The terms defined in this application are to be interpreted without regard to meanings attributed to these terms in prior related applications and without restriction of the meanings attributed to these terms in future related applications.

The description and illustration of one or more embodiments provided in this application are not intended to limit or restrict the scope of the invention as claimed in any way. The embodiments, examples, and details provided in this application are considered sufficient to convey possession and enable others to make and use the best mode of claimed invention. The claimed invention should not be construed as being limited to any embodiment, example, or detail provided in this application. Regardless of whether shown and described in combination or separately, the various features (both structural and methodological) are intended to be selectively included or omitted to produce an embodiment with a particular set of features. Having been provided with the description and illustration of the present application, one skilled in the art may envision variations, modifications, and alternate embodiments falling within the spirit of the broader aspects of the general inventive concept embodied in this application that do not depart from the broader scope of the claimed invention.

Claims

1. A mill configured to grind particles to submicron size comprising:

two overlapping barrels providing a chamber having blocked corners and inserts splitting the chamber in the center thereof, the blocked corners and inserts providing opposing halves of the chamber, each barrel having a shaft and a plurality of circular disc structures attached to the shaft disposed in each barrel for grinding materials to submicron size, wherein each of the circular disc structures have a first set of spaced-apart rectangular bars defining a first plane wherein the first set of spaced-apart rectangular bars is directly attached cross-wise to a second set of spaced-apart rectangular bars, wherein the second set of spaced-apart rectangular bars defines a second plane offset from and directly on top of the first plane, and wherein openings through the circular disc structures are provided orthogonal to the first and second planes thereof, and wherein each circular disc structure on one shaft overlaps a circular disc structure on the other shaft by from 30 to 45% of the diameter of the circular disc structure,

an inlet for feeding material to be ground by the mill to the circular disc structure orthogonal to an axis of rotation of the circular disc structure in the barrels;

an outlet disposed at an end of the mill opposite the inlet for removing ground material from the mill,

wherein the discs are rotated in the mill at a shaft speed ranging from 200 to 650 RPM so that particles are ground by the circular disc structures to the submicron size.

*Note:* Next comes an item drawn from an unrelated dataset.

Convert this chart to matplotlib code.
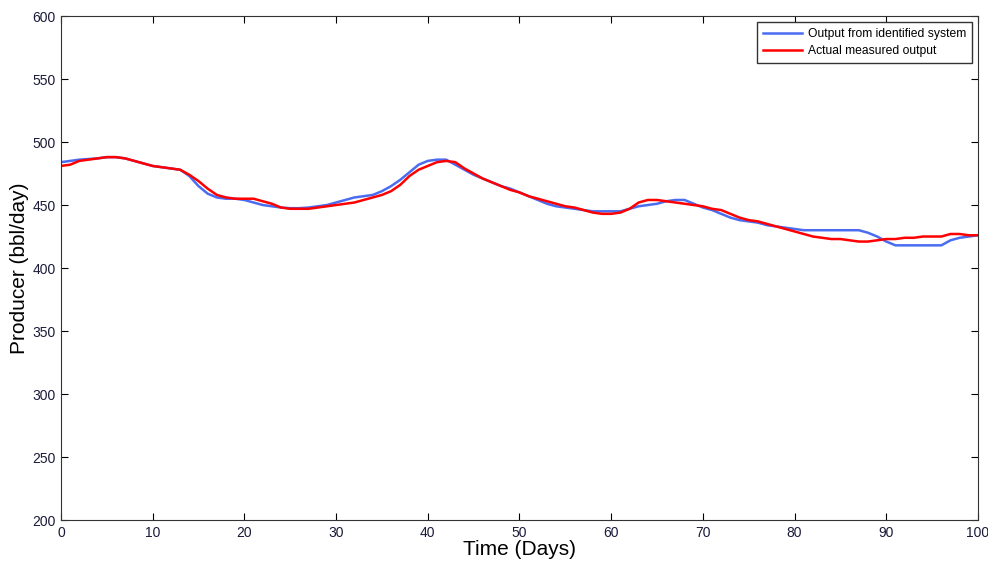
import matplotlib
matplotlib.use("Agg")
import matplotlib.pyplot as plt
import numpy as np

plt.rcParams['font.family'] = ['Liberation Sans', 'DejaVu Sans']

days = np.arange(0, 101)

identified = [484, 485, 486, 486.5, 487, 488, 488, 487, 485, 483,
              481, 480, 479, 478, 473, 465, 459, 456, 455, 455,
              454, 452, 450, 449, 448, 447.5, 447.5, 448, 449, 450,
              452, 454, 456, 457, 458, 461, 465, 470, 476, 482,
              485, 486, 486, 482, 478, 474, 471, 468, 465, 463,
              460, 457, 454, 451, 449, 448, 447, 446, 445, 445,
              445, 445, 447, 449, 450, 451, 453, 454, 454, 451,
              448, 446, 443, 440, 438, 437, 436, 434, 433, 432,
              431, 430, 430, 430, 430, 430, 430, 430, 428, 425,
              421, 418, 418, 418, 418, 418, 418, 422, 424, 425,
              426]

measured = [481, 482, 485, 486, 487, 488, 488, 487, 485, 483,
            481, 480, 479, 478, 474, 469, 463, 458, 456, 455,
            455, 455, 453, 451, 448, 447, 447, 447, 448, 449,
            450, 451, 452, 454, 456, 458, 461, 466, 473, 478,
            481, 484, 485, 484, 479, 475, 471, 468, 465, 462,
            460, 457, 455, 453, 451, 449, 448, 446, 444, 443,
            443, 444, 447, 452, 454, 454, 453, 452, 451, 450,
            449, 447, 446, 443, 440, 438, 437, 435, 433, 431,
            429, 427, 425, 424, 423, 423, 422, 421, 421, 422,
            423, 423, 424, 424, 425, 425, 425, 427, 427, 426,
            426]

fig = plt.figure(figsize=(9.88, 5.62), dpi=100)
ax = fig.add_axes([0.0617, 0.0747, 0.9282, 0.8968])

ax.plot(days, identified, color='#4a6cf0', lw=1.8,
        label='Output from identified system')
ax.plot(days, measured, color='#ff0000', lw=1.8,
        label='Actual measured output')

ax.set_xlim(0, 100)
ax.set_ylim(200, 600)
ax.set_xticks(np.arange(0, 101, 10))
ax.set_yticks(np.arange(200, 601, 50))
ax.tick_params(direction='in', length=5, labelsize=10, labelcolor='#1a1a3a',
               top=True, right=True, pad=4)
for s in ax.spines.values():
    s.set_color('#333333')

ax.set_xlabel('Time (Days)', fontsize=15, labelpad=0)
ax.set_ylabel('Producer (bbl/day)', fontsize=15, labelpad=2)

leg = ax.legend(loc='upper right', fontsize=8.7, fancybox=False,
                edgecolor='#333333', framealpha=1, borderaxespad=0.5,
                handlelength=3.2, handletextpad=0.5, borderpad=0.5,
                labelspacing=0.4)
leg.get_frame().set_linewidth(1.0)

fig.savefig('out.png', dpi=100)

2. The mill of claim 1, wherein each rectangular bar of at least one of the first or second set of spaced-apart rectangular bars has a castellated configuration.

3. The mill of claim 2, wherein the castellated bars are axially aligned to an adjacent row of castellated bars in the first plane, in the second plane, or in both the first and second planes.

4. The mill of claim 2, wherein the castellated bars are offset from an adjacent row of castellated bars in the first plane, in the second plane, or in both the first and second planes.

5. The mill of claim 1, further comprising a cooling system for cooling walls of the barrels during grinding.

6. A method for grinding particles to submicron size comprising feeding a material to be ground to the mill of claim 1 and operating the mill.

7. The method of claim 6, wherein the mill is devoid of grinding media.